Quand l’Afrique ouvre ses campus au monde
De Dakar à Kigali, les universités africaines accélèrent leur ouverture internationale : programmes bilingues, échanges d’étudiants et chercheurs, centres de recherche partagés et accords de reconnaissance des diplômes. À l’heure où la mobilité étudiante mondiale dépasse les 6,8 millions, les établissements du continent cherchent à capter une part de cette dynamique tout en redéfinissant les règles du partenariat.

Par Bylkiss Mentari
Les chiffres rendent compte d’un mouvement tangible. Selon les dernières estimations mondiales, le nombre d’étudiants internationaux a atteint près de 6,9 millions en 2023, une trajectoire à la hausse qui crée des opportunités pour les universités africaines désireuses d’attirer talents et capitaux académiques.
Parallèlement, la mobilité régionale a fortement augmenté : entre 1998 et 2021, le nombre d’étudiants mobiles en provenance d’Afrique subsaharienne est passé d’environ 164 000 à plus de 441 000. Ces flux montrent non seulement des départs vers l’étranger, mais aussi un potentiel d’accueil croissant à l’intérieur du continent.
Programmes bilingues et échanges académiques : un atout différenciant
De plus en plus d’universités africaines développent des cursus bilingues (français-anglais) et des doubles diplômes pour répondre au marché global du travail et faciliter la mobilité. L’implantation de campus internationaux comme Carnegie Mellon University Africa — qui compte, à l’échelle du campus africain, plusieurs centaines d’étudiants et des alumni issus d’une vingtaine de nationalités — illustre le modèle « campus global » implanté en Afrique, mêlant formation de haut niveau et insertion professionnelle. Ces campus attirent des partenariats industriels et des programmes d’échange qui enrichissent l’écosystème local.

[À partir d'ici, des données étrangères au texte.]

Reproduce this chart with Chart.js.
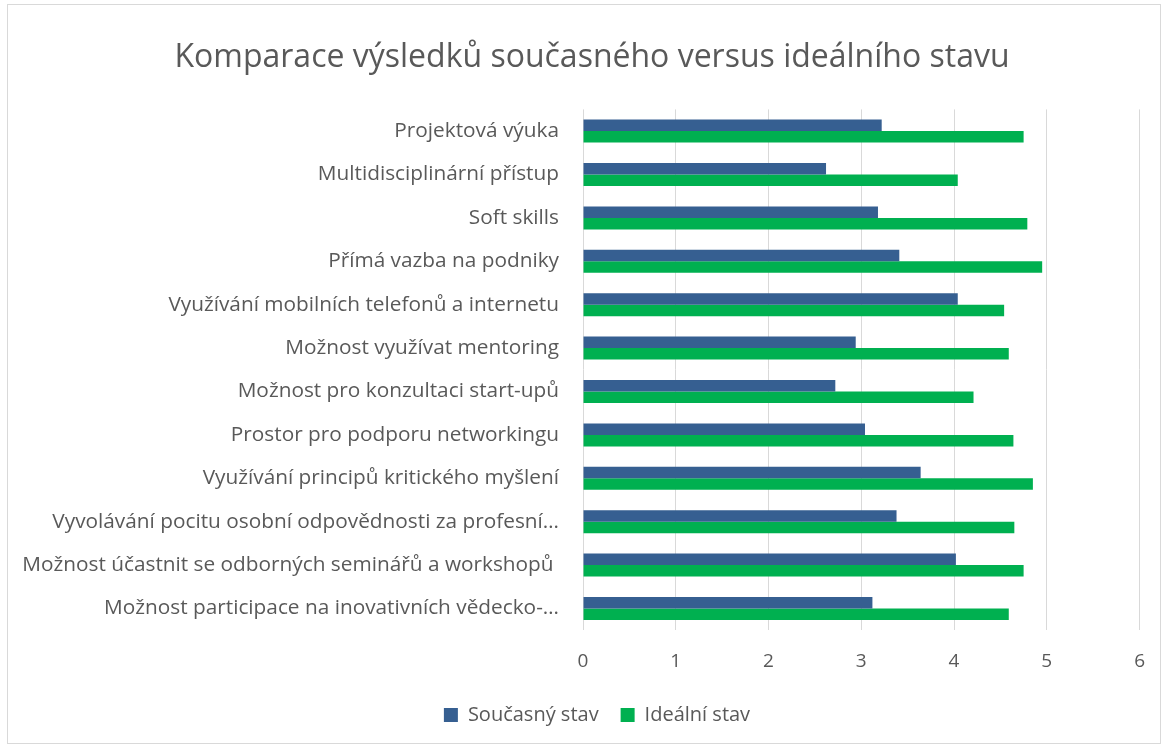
<!DOCTYPE html>
<html><head><meta charset="utf-8">
<script src="https://cdn.jsdelivr.net/npm/chart.js@4"></script>
<style>
html,body{margin:0;padding:0;background:#fff;}
#wrap{position:absolute;left:0;top:0;width:1165px;height:746px;}
#frame{position:absolute;left:7px;top:4px;width:1152px;height:738px;border:1px solid #d9d9d9;pointer-events:none;}
</style></head>
<body>
<div id="wrap"><canvas id="c" width="1165" height="746"></canvas><div id="frame"></div></div>
<script>
const categories = [
  "Projektová výuka",
  "Multidisciplinární přístup",
  "Soft skills",
  "Přímá vazba na podniky",
  "Využívání mobilních telefonů a internetu",
  "Možnost využívat mentoring",
  "Možnost pro konzultaci start-upů",
  "Prostor pro podporu networkingu",
  "Využívání principů kritického myšlení",
  "Vyvolávání pocitu osobní odpovědnosti za profesní…",
  "Možnost účastnit se odborných seminářů a workshopů ",
  "Možnost participace na inovativních vědecko-…"
];
const soucasny = [3.22, 2.62, 3.18, 3.41, 4.04, 2.94, 2.72, 3.04, 3.64, 3.38, 4.02, 3.12];
const idealni  = [4.75, 4.04, 4.79, 4.95, 4.54, 4.59, 4.21, 4.64, 4.85, 4.65, 4.75, 4.59];
const seriesNames = ["Současný stav", "Ideální stav"];
const xTicks = [0, 1, 2, 3, 4, 5, 6];
const titleText = "Komparace výsledků současného versus ideálního stavu";

const FONT = "'Open Sans'";
const GREY = "#595959";
const LEFT_PAD = 20;

const boxShift = {
  id: 'boxShift',
  afterLayout(chart) {
    if (chart.legend) { chart.legend.left += 17; chart.legend.right += 17; }
    if (chart.titleBlock) { chart.titleBlock.left += 12; chart.titleBlock.right += 12; }
  }
};

new Chart(document.getElementById('c'), {
  type: 'bar',
  data: {
    labels: categories,
    datasets: [
      { label: seriesNames[0], data: soucasny, backgroundColor: '#365F91', borderWidth: 0 },
      { label: seriesNames[1], data: idealni, backgroundColor: '#00B050', borderWidth: 0 }
    ]
  },
  plugins: [boxShift],
  options: {
    indexAxis: 'y',
    responsive: false,
    animation: false,
    devicePixelRatio: 1,
    layout: { padding: { left: LEFT_PAD, right: 25, top: 0, bottom: 11 } },
    datasets: { bar: { categoryPercentage: 0.53, barPercentage: 1.0 } },
    plugins: {
      title: {
        display: true, text: titleText, color: GREY,
        font: { family: FONT, size: 32, weight: 'normal' },
        padding: { top: 39, bottom: 32 }
      },
      legend: {
        position: 'bottom',
        labels: { color: GREY, font: { family: FONT, size: 20 }, boxWidth: 14, boxHeight: 14, padding: 22 }
      },
      tooltip: { enabled: false }
    },
    scales: {
      x: {
        min: 0, max: 6,
        afterBuildTicks: s => { s.ticks = xTicks.map(v => ({ value: v })); },
        afterFit: s => { s.height = s.height - 10; },
        ticks: { color: GREY, font: { family: FONT, size: 19 }, padding: 20 },
        grid: { color: '#d9d9d9', lineWidth: 1, drawTicks: false },
        border: { display: false }
      },
      y: {
        afterFit: s => { s.width = 583 - LEFT_PAD; },
        ticks: { color: GREY, font: { family: FONT, size: 20.8 }, padding: 16, autoSkip: false },
        grid: { display: false },
        border: { display: false }
      }
    }
  }
});
</script>
</body></html>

Collaborations scientifiques transcontinentales : fabriquer de l’excellence en réseau
Les alliances régionales jouent un rôle clé : l’African Research Universities Alliance (ARUA) regroupe des universités de recherche pour mutualiser compétences et infrastructures, et multiplie les accords avec des partenaires européens et britanniques pour monter des centres d’excellence. Comme l’a rappelé Ernest Aryeetey, secrétaire général d’ARUA, « les problèmes transnationaux exigent des solutions transnationales » — plaidoyer pour des coopérations fondées sur le respect mutuel et l’équité scientifique. Ces initiatives facilitent l’accès à des financements, permettent la co-supervision de doctorats et renforcent la visibilité internationale des équipes africaines.
Reconnaissance des diplômes : un chantier essentiel
L’ouverture ne vaut que si les titres produits sont reconnus. Plusieurs réseaux africains et internationaux travaillent à harmoniser les référentiels et à promouvoir la reconnaissance mutuelle des diplômes. La création de chartes et cadres continentaux — comme la « Africa Research Charter » portée par les acteurs universitaires — vise à centrer la collaboration sur des priorités africaines tout en facilitant la comparabilité des formations. Une reconnaissance plus fluide est cruciale pour attirer des étudiants étrangers et pour permettre aux diplômés africains de circuler professionnellement.
Asymétries dans les partenariats et barrières administratives
L’ouverture soulève des défis : inégalités entre universités (capacités d’accueil, financement, attractivité), risques d’asymétrie dans les partenariats (recherche extractive, mise à l’écart des priorités locales) et barrières administratives pour la mobilité des étudiants et du personnel. Pour que l’ouverture profite réellement au développement, il faut des partenariats « gagnant-gagnant », des mécanismes de financement pérennes et une gouvernance qui protège les agendas scientifiques africains.
Une offre académique qui s’enrichit mais…
L’Afrique dispose d’atouts — jeunesse, défis locaux pertinents pour la recherche mondiale, et une offre académique qui s’enrichit — pour devenir à la fois émetteur et récepteur d’étudiants et de chercheurs. Mais la transition requiert investissement en infrastructures, soutien aux carrières académiques et politiques de reconnaissance diplomatique adaptées. Si la tendance se confirme, les campus africains pourraient bientôt compter parmi les destinations de choix pour une génération mondiale d’étudiants à la recherche de formations ancrées dans la réalité du XXIᵉ siècle.